REQUIRED WORK - Reproduce nothing but the lines from the start of the material through the line that includes "(mr2) at ($(mr.east)+(-15,1)$);", both ends included, and omit every picture.
---
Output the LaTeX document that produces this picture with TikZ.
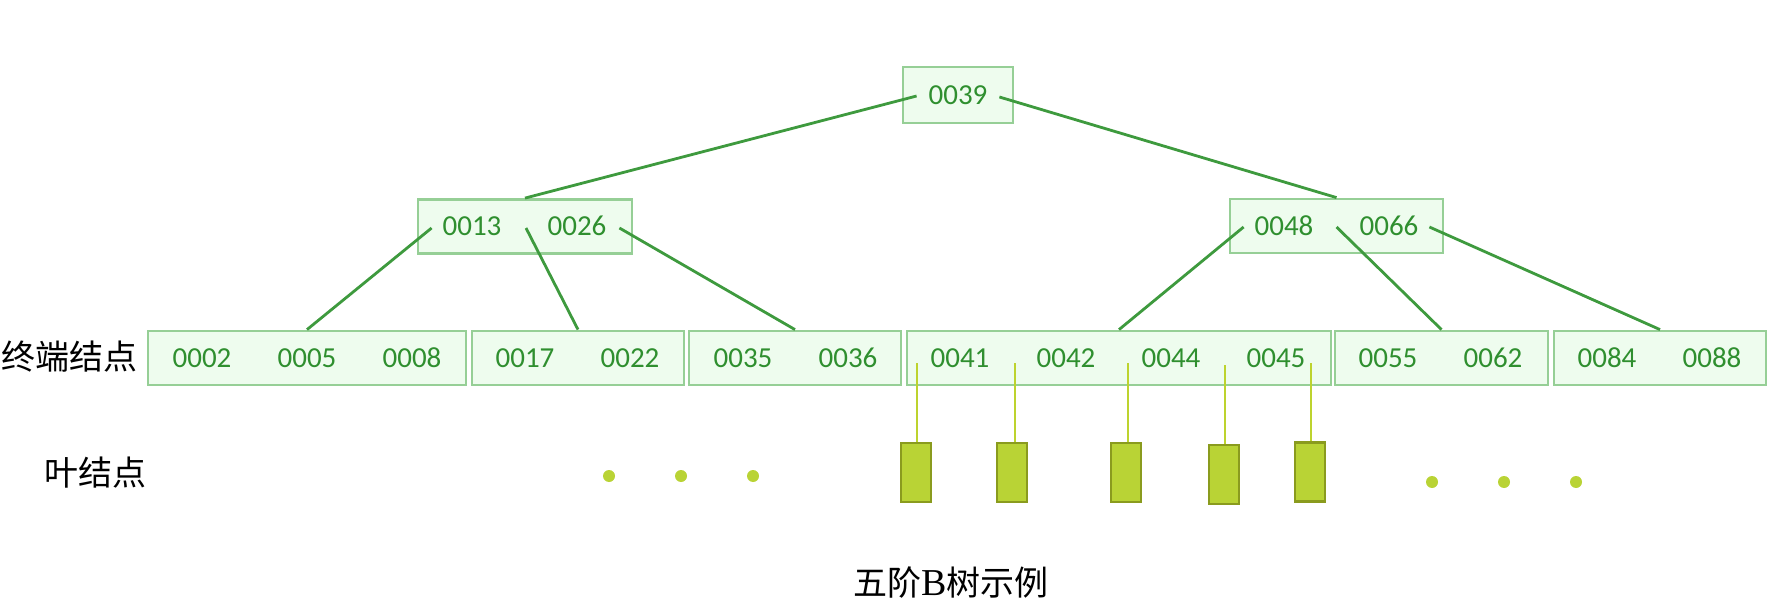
\documentclass[tikz,border=0pt]{standalone}
\usepackage{fontspec}
\setmainfont{Liberation Serif}
\newfontfamily\keyfont{Carlito}
\newfontfamily\cjk{Noto Sans CJK SC}
\usetikzlibrary{calc}

\definecolor{boxline}{HTML}{96CF96}
\definecolor{boxfill}{HTML}{EEFCEE}
\definecolor{keytext}{HTML}{2F8F2F}
\definecolor{linkgreen}{HTML}{3E9A3E}
\definecolor{leafline}{HTML}{BDD32E}
\definecolor{leaffill}{HTML}{B9D335}
\definecolor{leafedge}{HTML}{8A9B1E}

\begin{document}
\begin{tikzpicture}[x=0.5pt,y=-0.5pt,
  keybox/.style={draw=boxline, fill=boxfill, line width=1.4pt, inner sep=0pt, minimum height=27pt},
  key/.style={font=\keyfont\fontsize{14.5}{16}\selectfont, text=keytext, inner sep=0pt},
  link/.style={draw=linkgreen, line width=1.4pt},
  leaflink/.style={draw=leafline, line width=1pt},
  leafbox/.style={draw=leafedge, fill=leaffill, line width=1.2pt, minimum width=15pt, minimum height=29.5pt, inner sep=0pt},
  leafdot/.style={circle, fill=leaffill, minimum size=6pt, inner sep=0pt},
  caption/.style={font=\cjk\fontsize{17}{20}\selectfont, inner sep=0pt}]
\useasboundingbox (0,0) rectangle (1786,604);

% index boxes
\node[keybox, minimum width=55pt, minimum height=28pt] (root) at (958,95) {};
\node[keybox, minimum width=107pt] (ml) at (525,226.5) {};
\node[keybox, minimum width=106.5pt] (mr) at (1336.5,226) {};

% terminal boxes
\node[keybox, minimum width=159pt] (b1) at (307,358) {};
\node[keybox, minimum width=106pt] (b2) at (578,358) {};
\node[keybox, minimum width=106pt] (b3) at (795,358) {};
\node[keybox, minimum width=212pt] (b4) at (1119,358) {};
\node[keybox, minimum width=106.5pt] (b5) at (1441.5,358) {};
\node[keybox, minimum width=106pt] (b6) at (1660,358) {};

% child pointer positions
\coordinate (r0) at ($(root.west)+(15,1)$);
\coordinate (r1) at ($(root.east)+(-15,2)$);
\coordinate (ml0) at ($(ml.west)+(15,1.5)$);
\coordinate (ml1) at ($(ml.center)+(1,1.5)$);
\coordinate (ml2) at ($(ml.east)+(-14,1.5)$);
\coordinate (mr0) at ($(mr.west)+(15,1)$);
\coordinate (mr1) at ($(mr.center)+(0,1)$);
\coordinate (mr2) at ($(mr.east)+(-15,1)$);

\draw[link] (r0) -- (ml.north);
\draw[link] (r1) -- (mr.north);
\draw[link] (ml0) -- (b1.north);
\draw[link] (ml1) -- (b2.north);
\draw[link] (ml2) -- (b3.north);
\draw[link] (mr0) -- (b4.north);
\draw[link] (mr1) -- (b5.north);
\draw[link] (mr2) -- (b6.north);

% keys
\node[key] (k39) at (958,95) {0039};
\node[key] (k13) at (472,226) {0013};
\node[key] (k26) at (577,226) {0026};
\node[key] (k48) at (1284,226) {0048};
\node[key] (k66) at (1389,226) {0066};
\node[key] (k02) at (202,358) {0002};
\node[key] (k05) at (307,358) {0005};
\node[key] (k08) at (412,358) {0008};
\node[key] (k17) at (525,358) {0017};
\node[key] (k22) at (630,358) {0022};
\node[key] (k35) at (743,358) {0035};
\node[key] (k36) at (848,358) {0036};
\node[key] (k41) at (960,358) {0041};
\node[key] (k42) at (1066,358) {0042};
\node[key] (k44) at (1171,358) {0044};
\node[key] (k45) at (1276,358) {0045};
\node[key] (k55) at (1388,358) {0055};
\node[key] (k62) at (1493,358) {0062};
\node[key] (k84) at (1607,358) {0084};
\node[key] (k88) at (1712,358) {0088};

% leaf records under the middle terminal box
\node[leafbox] (f1) at (916,472.5) {};
\node[leafbox] (f2) at (1012,472.5) {};
\node[leafbox] (f3) at (1126,472.5) {};
\node[leafbox] (f4) at (1224,474.5) {};
\node[leafbox] (f5) at (1310,472) {};
\coordinate (p1) at (917,363);
\coordinate (p2) at (1015,363);
\coordinate (p3) at (1128,363);
\coordinate (p4) at (1225,365);
\coordinate (p5) at (1311,363);
\draw[leaflink] (p1) -- (p1 |- f1.north);
\draw[leaflink] (p2) -- (p2 |- f2.north);
\draw[leaflink] (p3) -- (p3 |- f3.north);
\draw[leaflink] (p4) -- (p4 |- f4.north);
\draw[leaflink] (p5) -- (p5 |- f5.north);

% ellipsis dots
\node[leafdot] (d1) at (609,476) {};
\node[leafdot] (d2) at (681,476) {};
\node[leafdot] (d3) at (753,476) {};
\node[leafdot] (d4) at (1432,482) {};
\node[leafdot] (d5) at (1504,482) {};
\node[leafdot] (d6) at (1576,482) {};

% captions
\node[caption] (lterm) at (70,357) {终端结点};
\node[caption] (lleaf) at (95,473) {叶结点};
\node[caption] (title) at (951,583) {五阶{\rmfamily\fontsize{19}{20}\selectfont B}树示例};
\end{tikzpicture}
\end{document}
---
TASK SOLUTION -
Output the LaTeX document that produces this picture with TikZ.
\documentclass[tikz,border=0pt]{standalone}
\usepackage{fontspec}
\setmainfont{Liberation Serif}
\newfontfamily\keyfont{Carlito}
\newfontfamily\cjk{Noto Sans CJK SC}
\usetikzlibrary{calc}

\definecolor{boxline}{HTML}{96CF96}
\definecolor{boxfill}{HTML}{EEFCEE}
\definecolor{keytext}{HTML}{2F8F2F}
\definecolor{linkgreen}{HTML}{3E9A3E}
\definecolor{leafline}{HTML}{BDD32E}
\definecolor{leaffill}{HTML}{B9D335}
\definecolor{leafedge}{HTML}{8A9B1E}

\begin{document}
\begin{tikzpicture}[x=0.5pt,y=-0.5pt,
  keybox/.style={draw=boxline, fill=boxfill, line width=1.4pt, inner sep=0pt, minimum height=27pt},
  key/.style={font=\keyfont\fontsize{14.5}{16}\selectfont, text=keytext, inner sep=0pt},
  link/.style={draw=linkgreen, line width=1.4pt},
  leaflink/.style={draw=leafline, line width=1pt},
  leafbox/.style={draw=leafedge, fill=leaffill, line width=1.2pt, minimum width=15pt, minimum height=29.5pt, inner sep=0pt},
  leafdot/.style={circle, fill=leaffill, minimum size=6pt, inner sep=0pt},
  caption/.style={font=\cjk\fontsize{17}{20}\selectfont, inner sep=0pt}]
\useasboundingbox (0,0) rectangle (1786,604);

% index boxes
\node[keybox, minimum width=55pt, minimum height=28pt] (root) at (958,95) {};
\node[keybox, minimum width=107pt] (ml) at (525,226.5) {};
\node[keybox, minimum width=106.5pt] (mr) at (1336.5,226) {};

% terminal boxes
\node[keybox, minimum width=159pt] (b1) at (307,358) {};
\node[keybox, minimum width=106pt] (b2) at (578,358) {};
\node[keybox, minimum width=106pt] (b3) at (795,358) {};
\node[keybox, minimum width=212pt] (b4) at (1119,358) {};
\node[keybox, minimum width=106.5pt] (b5) at (1441.5,358) {};
\node[keybox, minimum width=106pt] (b6) at (1660,358) {};

% child pointer positions
\coordinate (r0) at ($(root.west)+(15,1)$);
\coordinate (r1) at ($(root.east)+(-15,2)$);
\coordinate (ml0) at ($(ml.west)+(15,1.5)$);
\coordinate (ml1) at ($(ml.center)+(1,1.5)$);
\coordinate (ml2) at ($(ml.east)+(-14,1.5)$);
\coordinate (mr0) at ($(mr.west)+(15,1)$);
\coordinate (mr1) at ($(mr.center)+(0,1)$);
\coordinate (mr2) at ($(mr.east)+(-15,1)$);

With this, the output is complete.